(Extracted records)
>> Start
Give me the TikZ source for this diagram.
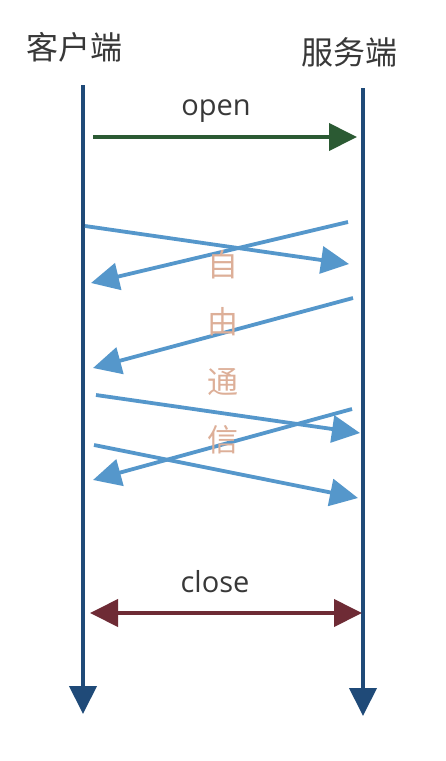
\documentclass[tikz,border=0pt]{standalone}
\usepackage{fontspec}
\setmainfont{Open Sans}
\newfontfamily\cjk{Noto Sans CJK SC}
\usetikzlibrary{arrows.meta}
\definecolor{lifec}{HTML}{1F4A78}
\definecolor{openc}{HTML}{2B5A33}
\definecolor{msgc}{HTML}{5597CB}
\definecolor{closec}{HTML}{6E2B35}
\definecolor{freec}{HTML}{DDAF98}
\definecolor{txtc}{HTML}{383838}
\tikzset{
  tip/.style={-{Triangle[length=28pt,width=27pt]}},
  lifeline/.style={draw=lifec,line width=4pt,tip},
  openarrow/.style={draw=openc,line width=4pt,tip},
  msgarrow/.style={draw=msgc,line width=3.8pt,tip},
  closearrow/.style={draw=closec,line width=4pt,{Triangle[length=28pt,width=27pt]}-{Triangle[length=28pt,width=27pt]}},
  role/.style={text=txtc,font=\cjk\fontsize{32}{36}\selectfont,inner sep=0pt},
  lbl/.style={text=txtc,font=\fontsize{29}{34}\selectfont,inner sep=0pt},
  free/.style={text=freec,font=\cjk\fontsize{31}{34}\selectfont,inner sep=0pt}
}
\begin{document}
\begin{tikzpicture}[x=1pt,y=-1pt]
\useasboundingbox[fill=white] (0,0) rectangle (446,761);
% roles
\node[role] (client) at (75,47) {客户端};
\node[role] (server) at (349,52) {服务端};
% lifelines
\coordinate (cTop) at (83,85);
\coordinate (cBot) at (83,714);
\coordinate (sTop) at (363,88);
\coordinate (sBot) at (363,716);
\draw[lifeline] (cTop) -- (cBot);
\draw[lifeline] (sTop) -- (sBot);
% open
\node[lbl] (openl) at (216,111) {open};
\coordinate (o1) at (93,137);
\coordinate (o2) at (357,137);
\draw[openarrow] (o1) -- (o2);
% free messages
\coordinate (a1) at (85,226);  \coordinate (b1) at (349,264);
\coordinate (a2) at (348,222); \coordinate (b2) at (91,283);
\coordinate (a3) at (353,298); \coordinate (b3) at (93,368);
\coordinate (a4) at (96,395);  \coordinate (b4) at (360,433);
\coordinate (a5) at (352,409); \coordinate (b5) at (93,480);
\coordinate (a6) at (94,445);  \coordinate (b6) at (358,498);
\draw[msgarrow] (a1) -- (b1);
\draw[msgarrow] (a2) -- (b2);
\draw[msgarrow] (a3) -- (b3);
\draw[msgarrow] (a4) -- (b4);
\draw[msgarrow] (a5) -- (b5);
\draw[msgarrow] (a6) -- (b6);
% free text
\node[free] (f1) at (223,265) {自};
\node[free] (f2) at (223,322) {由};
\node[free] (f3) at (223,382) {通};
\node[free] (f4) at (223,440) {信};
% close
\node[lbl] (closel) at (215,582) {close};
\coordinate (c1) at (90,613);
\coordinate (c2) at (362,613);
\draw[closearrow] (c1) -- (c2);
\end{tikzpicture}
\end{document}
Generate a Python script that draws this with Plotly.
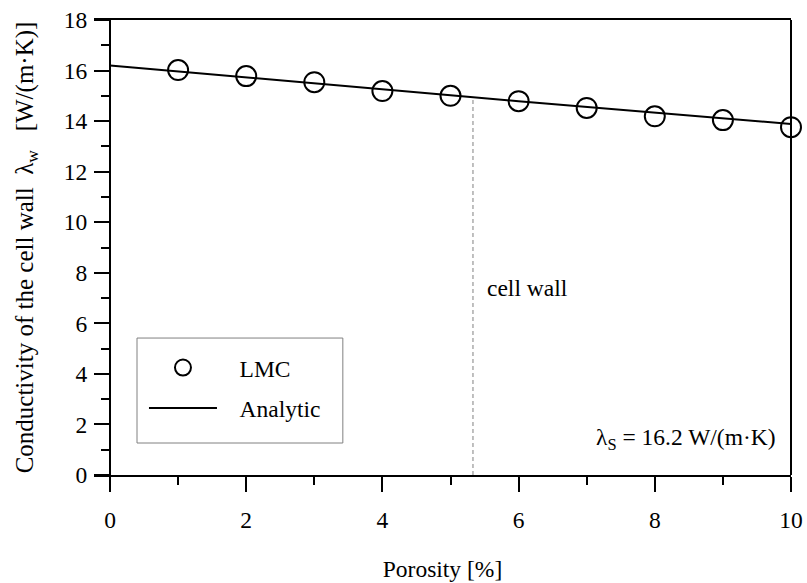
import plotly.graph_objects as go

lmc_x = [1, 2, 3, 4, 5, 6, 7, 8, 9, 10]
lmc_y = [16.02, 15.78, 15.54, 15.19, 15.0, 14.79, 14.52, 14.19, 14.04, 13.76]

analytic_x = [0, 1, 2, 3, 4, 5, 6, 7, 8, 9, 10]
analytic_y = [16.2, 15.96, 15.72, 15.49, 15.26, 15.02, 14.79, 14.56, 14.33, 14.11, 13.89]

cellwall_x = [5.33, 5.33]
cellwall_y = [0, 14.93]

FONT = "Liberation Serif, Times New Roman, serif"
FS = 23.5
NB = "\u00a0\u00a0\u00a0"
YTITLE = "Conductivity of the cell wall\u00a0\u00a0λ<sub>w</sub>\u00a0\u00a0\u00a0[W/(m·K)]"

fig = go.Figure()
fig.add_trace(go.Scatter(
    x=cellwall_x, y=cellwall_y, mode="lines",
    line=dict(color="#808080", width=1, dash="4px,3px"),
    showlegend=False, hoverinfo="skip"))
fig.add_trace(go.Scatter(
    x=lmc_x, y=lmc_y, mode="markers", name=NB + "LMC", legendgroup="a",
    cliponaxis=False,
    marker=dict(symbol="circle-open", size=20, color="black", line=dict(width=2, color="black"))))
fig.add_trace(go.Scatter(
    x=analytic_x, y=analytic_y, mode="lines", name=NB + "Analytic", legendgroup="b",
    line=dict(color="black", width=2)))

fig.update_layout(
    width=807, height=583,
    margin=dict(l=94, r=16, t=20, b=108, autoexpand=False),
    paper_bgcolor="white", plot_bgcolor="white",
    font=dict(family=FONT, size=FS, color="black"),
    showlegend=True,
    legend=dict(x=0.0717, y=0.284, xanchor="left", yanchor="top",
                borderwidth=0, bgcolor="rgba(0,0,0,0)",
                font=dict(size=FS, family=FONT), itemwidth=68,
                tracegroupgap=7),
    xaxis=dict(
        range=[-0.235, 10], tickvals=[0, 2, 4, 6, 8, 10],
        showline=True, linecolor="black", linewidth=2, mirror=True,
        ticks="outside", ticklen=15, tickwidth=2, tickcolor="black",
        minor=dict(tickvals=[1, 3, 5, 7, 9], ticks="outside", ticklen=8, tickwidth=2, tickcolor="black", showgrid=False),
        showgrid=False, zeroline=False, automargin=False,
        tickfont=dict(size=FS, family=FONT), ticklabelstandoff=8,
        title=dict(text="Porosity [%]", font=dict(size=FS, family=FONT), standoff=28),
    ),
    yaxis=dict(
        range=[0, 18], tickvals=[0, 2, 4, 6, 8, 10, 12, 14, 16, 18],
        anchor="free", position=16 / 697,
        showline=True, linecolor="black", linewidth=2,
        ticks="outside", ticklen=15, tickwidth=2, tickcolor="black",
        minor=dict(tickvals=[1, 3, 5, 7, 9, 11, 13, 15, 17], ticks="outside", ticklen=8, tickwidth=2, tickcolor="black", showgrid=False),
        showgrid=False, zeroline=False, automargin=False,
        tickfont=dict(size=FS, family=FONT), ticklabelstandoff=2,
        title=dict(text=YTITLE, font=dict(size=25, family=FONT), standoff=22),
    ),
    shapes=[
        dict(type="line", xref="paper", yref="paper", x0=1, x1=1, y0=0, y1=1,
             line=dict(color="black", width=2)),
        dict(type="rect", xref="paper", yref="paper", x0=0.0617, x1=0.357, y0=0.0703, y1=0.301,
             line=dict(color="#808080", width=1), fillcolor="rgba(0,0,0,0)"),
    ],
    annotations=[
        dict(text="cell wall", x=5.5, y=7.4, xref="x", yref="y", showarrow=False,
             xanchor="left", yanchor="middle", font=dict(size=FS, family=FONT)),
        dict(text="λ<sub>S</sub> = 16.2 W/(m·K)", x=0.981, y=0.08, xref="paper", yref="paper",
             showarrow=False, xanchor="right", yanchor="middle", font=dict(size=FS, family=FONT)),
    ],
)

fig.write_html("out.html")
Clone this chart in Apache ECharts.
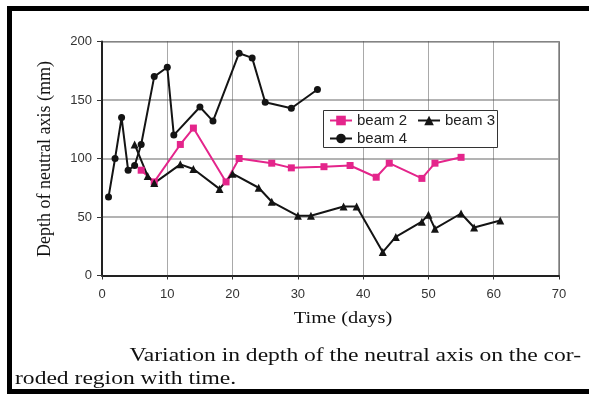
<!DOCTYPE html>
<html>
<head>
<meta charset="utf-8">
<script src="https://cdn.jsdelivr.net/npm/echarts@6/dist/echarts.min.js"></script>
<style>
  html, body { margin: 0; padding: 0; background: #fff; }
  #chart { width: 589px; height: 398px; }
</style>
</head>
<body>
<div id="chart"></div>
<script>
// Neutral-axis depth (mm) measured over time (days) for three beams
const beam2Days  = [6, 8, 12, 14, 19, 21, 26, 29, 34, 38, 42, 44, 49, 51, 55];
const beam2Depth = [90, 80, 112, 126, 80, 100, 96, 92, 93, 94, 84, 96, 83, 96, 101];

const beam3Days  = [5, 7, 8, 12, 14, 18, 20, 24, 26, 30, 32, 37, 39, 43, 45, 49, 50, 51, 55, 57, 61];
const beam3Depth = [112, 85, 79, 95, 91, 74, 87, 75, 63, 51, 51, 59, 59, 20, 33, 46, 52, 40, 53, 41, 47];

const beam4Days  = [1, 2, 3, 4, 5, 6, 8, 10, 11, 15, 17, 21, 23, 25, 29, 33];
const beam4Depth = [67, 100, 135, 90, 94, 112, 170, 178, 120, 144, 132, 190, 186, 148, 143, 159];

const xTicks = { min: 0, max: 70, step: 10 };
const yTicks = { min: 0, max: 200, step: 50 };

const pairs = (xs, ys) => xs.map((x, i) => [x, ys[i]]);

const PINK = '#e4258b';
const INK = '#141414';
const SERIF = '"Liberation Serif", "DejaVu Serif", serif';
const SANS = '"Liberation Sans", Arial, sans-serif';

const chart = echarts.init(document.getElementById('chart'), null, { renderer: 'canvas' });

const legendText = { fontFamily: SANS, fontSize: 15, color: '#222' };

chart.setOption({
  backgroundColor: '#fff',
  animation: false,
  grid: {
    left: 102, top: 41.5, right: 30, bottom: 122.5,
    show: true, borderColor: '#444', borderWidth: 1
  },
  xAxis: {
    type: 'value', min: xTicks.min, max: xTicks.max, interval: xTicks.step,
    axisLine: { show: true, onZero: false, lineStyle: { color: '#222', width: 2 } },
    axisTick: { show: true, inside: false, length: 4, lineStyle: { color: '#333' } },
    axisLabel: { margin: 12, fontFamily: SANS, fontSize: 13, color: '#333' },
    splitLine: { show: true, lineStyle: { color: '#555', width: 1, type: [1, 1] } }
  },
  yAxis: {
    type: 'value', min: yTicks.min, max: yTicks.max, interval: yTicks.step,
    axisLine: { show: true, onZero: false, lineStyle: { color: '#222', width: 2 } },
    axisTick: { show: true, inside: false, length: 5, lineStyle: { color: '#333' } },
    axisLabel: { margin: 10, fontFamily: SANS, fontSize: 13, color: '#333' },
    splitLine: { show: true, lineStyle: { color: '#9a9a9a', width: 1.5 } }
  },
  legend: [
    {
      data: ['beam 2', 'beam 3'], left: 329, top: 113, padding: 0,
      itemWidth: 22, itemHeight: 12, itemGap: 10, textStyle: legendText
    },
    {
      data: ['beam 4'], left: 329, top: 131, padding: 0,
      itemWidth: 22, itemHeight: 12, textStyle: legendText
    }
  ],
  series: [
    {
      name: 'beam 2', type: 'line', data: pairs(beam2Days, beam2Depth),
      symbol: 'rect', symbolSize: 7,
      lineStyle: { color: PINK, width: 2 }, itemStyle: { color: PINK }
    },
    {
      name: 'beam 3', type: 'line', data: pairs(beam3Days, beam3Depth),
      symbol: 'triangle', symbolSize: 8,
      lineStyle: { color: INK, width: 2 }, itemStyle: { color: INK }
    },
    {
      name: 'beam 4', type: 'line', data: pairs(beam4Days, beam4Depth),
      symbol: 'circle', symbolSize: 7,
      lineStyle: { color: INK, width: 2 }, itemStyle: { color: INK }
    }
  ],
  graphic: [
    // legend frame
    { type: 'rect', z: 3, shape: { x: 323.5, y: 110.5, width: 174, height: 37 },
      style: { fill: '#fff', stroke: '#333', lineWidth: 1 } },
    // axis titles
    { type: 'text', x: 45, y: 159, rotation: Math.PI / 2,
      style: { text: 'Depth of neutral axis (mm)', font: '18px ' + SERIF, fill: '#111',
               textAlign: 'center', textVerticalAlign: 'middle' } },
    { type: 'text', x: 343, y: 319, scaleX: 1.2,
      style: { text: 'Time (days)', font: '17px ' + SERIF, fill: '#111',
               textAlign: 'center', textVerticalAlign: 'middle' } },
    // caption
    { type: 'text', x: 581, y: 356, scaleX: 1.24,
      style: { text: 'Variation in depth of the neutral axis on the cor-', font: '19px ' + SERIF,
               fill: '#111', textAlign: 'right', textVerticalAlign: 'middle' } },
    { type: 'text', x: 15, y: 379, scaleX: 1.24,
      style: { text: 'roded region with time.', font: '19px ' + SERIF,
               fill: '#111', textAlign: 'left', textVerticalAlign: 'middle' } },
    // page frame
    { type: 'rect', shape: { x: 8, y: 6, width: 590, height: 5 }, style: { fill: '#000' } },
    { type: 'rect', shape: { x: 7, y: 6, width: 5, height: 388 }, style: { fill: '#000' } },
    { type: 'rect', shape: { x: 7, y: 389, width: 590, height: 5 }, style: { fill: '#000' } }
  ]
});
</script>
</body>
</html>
>> End
* _Problem statement_: In the listing above, find the line with "Clone this chart in Apache ECharts." and the line with "15, color: '#222'". Set down exactly those lines and everything between them, skipping pictures.

* _Solution to this exercise_:
Clone this chart in Apache ECharts.
<!DOCTYPE html>
<html>
<head>
<meta charset="utf-8">
<script src="https://cdn.jsdelivr.net/npm/echarts@6/dist/echarts.min.js"></script>
<style>
  html, body { margin: 0; padding: 0; background: #fff; }
  #chart { width: 589px; height: 398px; }
</style>
</head>
<body>
<div id="chart"></div>
<script>
// Neutral-axis depth (mm) measured over time (days) for three beams
const beam2Days  = [6, 8, 12, 14, 19, 21, 26, 29, 34, 38, 42, 44, 49, 51, 55];
const beam2Depth = [90, 80, 112, 126, 80, 100, 96, 92, 93, 94, 84, 96, 83, 96, 101];

const beam3Days  = [5, 7, 8, 12, 14, 18, 20, 24, 26, 30, 32, 37, 39, 43, 45, 49, 50, 51, 55, 57, 61];
const beam3Depth = [112, 85, 79, 95, 91, 74, 87, 75, 63, 51, 51, 59, 59, 20, 33, 46, 52, 40, 53, 41, 47];

const beam4Days  = [1, 2, 3, 4, 5, 6, 8, 10, 11, 15, 17, 21, 23, 25, 29, 33];
const beam4Depth = [67, 100, 135, 90, 94, 112, 170, 178, 120, 144, 132, 190, 186, 148, 143, 159];

const xTicks = { min: 0, max: 70, step: 10 };
const yTicks = { min: 0, max: 200, step: 50 };

const pairs = (xs, ys) => xs.map((x, i) => [x, ys[i]]);

const PINK = '#e4258b';
const INK = '#141414';
const SERIF = '"Liberation Serif", "DejaVu Serif", serif';
const SANS = '"Liberation Sans", Arial, sans-serif';

const chart = echarts.init(document.getElementById('chart'), null, { renderer: 'canvas' });

const legendText = { fontFamily: SANS, fontSize: 15, color: '#222' };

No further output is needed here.